From May 13-15, 2024, Yale Institute of Sacred Music’s third conference on the Black sacred arts will convene scholars and artists in New Haven, CT to explore connections between the Black sacred arts, ecology, and environmental concerns.

Keynote speakers will include Tracey Hucks, the Victor S. Thomas Professor of Africana Religious Studies at Harvard Divinity School and the Suzanne Young Murray Professor at Radcliffe Institute for Advanced Study, and Dianne M. Stewart, the Samuel Candler Dobbs Professor of Religion and African American Studies at Emory University.

The conference will highlight research and practice from multi-religious perspectives and disparate geographies in the Black Atlantic that consider links between expressive cultures and topics such as climate change, the biodiversity crisis, the human and more-than-human nexus, extractive capitalism in Africa and its diaspora, and links between ecology and ritual material culture.

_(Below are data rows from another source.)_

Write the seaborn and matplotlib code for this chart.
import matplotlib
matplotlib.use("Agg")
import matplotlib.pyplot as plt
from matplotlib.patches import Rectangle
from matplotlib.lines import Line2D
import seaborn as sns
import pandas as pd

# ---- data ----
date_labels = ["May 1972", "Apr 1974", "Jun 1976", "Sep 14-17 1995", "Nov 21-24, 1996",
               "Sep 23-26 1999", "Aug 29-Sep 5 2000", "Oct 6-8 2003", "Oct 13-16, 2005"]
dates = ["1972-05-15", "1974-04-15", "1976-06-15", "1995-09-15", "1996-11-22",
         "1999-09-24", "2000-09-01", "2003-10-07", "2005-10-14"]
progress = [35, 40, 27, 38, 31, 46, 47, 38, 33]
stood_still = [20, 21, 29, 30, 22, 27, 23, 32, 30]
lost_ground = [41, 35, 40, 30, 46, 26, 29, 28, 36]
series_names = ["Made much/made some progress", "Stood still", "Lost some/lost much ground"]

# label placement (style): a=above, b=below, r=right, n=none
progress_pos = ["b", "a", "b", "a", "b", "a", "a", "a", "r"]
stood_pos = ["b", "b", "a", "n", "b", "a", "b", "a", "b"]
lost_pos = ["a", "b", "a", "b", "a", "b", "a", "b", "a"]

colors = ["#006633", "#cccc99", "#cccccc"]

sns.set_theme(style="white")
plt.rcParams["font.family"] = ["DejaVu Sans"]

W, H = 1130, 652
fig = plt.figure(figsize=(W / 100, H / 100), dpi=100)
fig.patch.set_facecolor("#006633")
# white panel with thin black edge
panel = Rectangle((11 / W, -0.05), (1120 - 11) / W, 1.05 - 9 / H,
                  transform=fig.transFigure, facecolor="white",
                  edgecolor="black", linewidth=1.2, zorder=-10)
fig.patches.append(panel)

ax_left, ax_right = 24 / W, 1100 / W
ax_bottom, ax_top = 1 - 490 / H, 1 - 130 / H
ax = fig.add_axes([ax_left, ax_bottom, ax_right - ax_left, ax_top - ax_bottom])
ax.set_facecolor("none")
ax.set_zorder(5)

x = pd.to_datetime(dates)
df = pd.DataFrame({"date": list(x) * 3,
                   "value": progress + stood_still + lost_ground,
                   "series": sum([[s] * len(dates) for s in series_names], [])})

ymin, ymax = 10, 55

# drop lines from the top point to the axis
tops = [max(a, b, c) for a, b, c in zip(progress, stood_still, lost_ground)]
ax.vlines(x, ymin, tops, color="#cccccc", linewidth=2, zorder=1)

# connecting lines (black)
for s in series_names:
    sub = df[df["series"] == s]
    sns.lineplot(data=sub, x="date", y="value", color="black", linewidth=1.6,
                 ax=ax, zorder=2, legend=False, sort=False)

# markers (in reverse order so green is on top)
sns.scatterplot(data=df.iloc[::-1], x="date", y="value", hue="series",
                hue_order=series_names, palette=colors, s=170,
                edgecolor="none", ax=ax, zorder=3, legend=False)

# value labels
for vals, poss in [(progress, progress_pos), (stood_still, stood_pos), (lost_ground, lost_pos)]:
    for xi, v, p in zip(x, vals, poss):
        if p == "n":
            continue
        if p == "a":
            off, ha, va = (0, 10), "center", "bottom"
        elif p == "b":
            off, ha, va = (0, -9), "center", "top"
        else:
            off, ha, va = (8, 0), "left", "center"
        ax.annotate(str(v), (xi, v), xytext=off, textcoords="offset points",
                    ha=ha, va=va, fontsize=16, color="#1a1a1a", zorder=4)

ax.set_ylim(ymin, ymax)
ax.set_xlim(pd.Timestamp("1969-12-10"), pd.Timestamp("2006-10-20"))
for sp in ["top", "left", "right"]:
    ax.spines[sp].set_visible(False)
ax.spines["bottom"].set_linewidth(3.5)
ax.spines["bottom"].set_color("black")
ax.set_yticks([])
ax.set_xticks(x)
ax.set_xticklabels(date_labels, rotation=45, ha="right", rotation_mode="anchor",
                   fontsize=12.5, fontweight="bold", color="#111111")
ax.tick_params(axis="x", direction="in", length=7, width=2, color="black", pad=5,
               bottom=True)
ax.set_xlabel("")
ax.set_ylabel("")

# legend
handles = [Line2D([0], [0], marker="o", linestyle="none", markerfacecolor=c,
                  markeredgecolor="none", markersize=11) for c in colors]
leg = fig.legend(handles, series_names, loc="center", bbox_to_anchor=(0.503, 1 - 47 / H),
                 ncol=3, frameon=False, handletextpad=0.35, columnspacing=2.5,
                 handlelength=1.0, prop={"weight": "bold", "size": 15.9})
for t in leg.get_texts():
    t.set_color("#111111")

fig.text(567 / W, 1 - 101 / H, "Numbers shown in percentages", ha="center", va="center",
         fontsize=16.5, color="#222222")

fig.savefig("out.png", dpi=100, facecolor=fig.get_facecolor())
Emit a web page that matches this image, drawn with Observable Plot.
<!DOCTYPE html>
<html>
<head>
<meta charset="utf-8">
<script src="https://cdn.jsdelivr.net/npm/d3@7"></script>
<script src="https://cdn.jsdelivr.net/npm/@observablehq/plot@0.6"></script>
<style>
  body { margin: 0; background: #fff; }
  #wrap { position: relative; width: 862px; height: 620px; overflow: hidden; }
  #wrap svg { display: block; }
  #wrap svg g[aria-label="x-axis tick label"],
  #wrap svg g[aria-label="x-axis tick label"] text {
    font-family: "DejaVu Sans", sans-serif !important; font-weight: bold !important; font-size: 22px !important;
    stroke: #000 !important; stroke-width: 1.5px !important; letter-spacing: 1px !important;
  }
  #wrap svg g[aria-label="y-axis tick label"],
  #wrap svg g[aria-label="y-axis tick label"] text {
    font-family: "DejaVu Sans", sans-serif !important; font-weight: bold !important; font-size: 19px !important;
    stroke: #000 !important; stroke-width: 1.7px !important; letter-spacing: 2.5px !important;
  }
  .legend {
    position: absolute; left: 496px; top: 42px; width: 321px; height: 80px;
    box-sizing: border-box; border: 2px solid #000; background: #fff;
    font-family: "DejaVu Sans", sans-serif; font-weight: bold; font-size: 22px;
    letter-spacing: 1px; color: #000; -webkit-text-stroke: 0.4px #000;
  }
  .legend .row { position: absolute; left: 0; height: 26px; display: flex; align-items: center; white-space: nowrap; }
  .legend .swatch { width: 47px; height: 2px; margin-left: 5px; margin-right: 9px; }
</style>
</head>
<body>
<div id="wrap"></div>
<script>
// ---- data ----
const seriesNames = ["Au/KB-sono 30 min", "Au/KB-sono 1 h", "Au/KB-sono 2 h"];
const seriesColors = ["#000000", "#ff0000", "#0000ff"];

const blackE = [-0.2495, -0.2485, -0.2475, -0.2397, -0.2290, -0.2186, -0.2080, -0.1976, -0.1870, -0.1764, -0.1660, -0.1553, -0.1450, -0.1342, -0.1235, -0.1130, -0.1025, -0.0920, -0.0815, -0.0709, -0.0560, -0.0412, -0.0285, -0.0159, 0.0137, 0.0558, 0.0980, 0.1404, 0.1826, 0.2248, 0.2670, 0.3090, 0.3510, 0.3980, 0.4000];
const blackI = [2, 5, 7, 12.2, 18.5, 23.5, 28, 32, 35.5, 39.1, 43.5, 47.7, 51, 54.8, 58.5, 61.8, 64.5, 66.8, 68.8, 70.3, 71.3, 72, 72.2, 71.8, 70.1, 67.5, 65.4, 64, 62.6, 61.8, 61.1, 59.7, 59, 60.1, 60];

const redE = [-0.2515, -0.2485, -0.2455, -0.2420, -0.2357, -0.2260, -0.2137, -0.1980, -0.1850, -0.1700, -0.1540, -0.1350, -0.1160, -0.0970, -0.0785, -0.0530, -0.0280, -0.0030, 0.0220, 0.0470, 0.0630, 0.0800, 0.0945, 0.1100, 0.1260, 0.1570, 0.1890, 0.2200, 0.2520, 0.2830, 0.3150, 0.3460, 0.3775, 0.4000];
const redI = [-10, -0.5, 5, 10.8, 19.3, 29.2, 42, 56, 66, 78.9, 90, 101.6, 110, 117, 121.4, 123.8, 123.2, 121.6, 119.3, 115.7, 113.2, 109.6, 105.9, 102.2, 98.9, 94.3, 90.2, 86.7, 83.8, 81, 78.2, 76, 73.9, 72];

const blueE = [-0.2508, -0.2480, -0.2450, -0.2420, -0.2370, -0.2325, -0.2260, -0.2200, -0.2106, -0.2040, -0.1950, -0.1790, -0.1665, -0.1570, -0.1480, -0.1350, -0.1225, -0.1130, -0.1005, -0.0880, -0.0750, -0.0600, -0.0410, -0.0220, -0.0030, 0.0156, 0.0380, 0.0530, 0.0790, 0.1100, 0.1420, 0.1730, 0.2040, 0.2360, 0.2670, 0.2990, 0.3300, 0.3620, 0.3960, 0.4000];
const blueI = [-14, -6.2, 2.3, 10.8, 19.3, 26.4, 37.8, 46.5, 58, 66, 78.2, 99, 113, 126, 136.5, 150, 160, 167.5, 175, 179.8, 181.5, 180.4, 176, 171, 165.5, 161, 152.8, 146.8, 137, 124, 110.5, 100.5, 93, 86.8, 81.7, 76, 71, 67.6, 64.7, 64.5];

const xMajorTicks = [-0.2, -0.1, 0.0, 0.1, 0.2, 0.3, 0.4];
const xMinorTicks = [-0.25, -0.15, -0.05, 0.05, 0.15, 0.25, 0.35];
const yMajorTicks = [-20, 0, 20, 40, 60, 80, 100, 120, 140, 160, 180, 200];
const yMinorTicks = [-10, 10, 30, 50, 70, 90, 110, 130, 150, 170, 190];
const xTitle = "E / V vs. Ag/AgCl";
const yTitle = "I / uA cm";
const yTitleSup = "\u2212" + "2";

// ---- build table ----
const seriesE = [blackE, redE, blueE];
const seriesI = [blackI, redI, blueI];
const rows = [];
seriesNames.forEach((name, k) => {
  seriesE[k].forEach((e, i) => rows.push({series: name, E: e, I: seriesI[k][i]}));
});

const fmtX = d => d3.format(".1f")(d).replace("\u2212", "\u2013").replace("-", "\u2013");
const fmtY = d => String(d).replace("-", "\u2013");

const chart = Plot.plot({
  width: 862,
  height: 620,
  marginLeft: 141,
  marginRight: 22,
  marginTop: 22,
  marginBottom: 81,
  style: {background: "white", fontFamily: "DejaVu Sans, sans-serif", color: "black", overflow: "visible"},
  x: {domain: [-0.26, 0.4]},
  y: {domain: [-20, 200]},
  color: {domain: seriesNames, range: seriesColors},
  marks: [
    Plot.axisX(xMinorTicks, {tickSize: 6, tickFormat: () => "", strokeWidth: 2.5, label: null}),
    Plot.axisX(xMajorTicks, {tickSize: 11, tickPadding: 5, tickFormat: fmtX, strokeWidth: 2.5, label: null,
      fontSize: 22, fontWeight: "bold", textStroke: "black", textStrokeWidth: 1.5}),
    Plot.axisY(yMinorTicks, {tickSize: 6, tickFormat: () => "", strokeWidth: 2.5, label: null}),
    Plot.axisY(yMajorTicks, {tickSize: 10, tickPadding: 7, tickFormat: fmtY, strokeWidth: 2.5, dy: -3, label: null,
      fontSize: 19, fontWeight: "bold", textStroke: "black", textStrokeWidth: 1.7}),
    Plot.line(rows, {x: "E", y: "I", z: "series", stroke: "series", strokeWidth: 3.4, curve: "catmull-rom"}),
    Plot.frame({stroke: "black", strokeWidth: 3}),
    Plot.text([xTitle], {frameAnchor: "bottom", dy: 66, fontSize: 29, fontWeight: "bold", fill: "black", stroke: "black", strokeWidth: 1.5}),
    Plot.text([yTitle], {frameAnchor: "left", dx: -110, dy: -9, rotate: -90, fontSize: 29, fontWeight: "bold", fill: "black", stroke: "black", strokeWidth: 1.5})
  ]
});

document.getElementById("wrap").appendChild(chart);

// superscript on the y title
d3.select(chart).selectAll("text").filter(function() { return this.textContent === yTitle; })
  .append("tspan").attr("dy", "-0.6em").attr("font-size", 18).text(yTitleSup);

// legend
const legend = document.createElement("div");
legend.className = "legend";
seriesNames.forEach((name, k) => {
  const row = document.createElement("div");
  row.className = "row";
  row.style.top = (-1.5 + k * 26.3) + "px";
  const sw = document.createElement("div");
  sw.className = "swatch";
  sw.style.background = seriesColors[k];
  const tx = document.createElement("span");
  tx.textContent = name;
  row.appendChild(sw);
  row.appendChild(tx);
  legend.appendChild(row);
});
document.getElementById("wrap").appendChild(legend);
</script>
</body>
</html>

We aim to encourage interdisciplinary conversations about entanglements between the Black sacred arts, ecology, and environmental issues via sonic, visual, and other sensoria that cut across religious, geographic, or other social categories throughout the Black Atlantic and beyond. Proposals on any confluence of religion, ecology, and environmentalism ranging from studies of Black Buddhism to Islam, and research on the Black Church to Santería are welcome.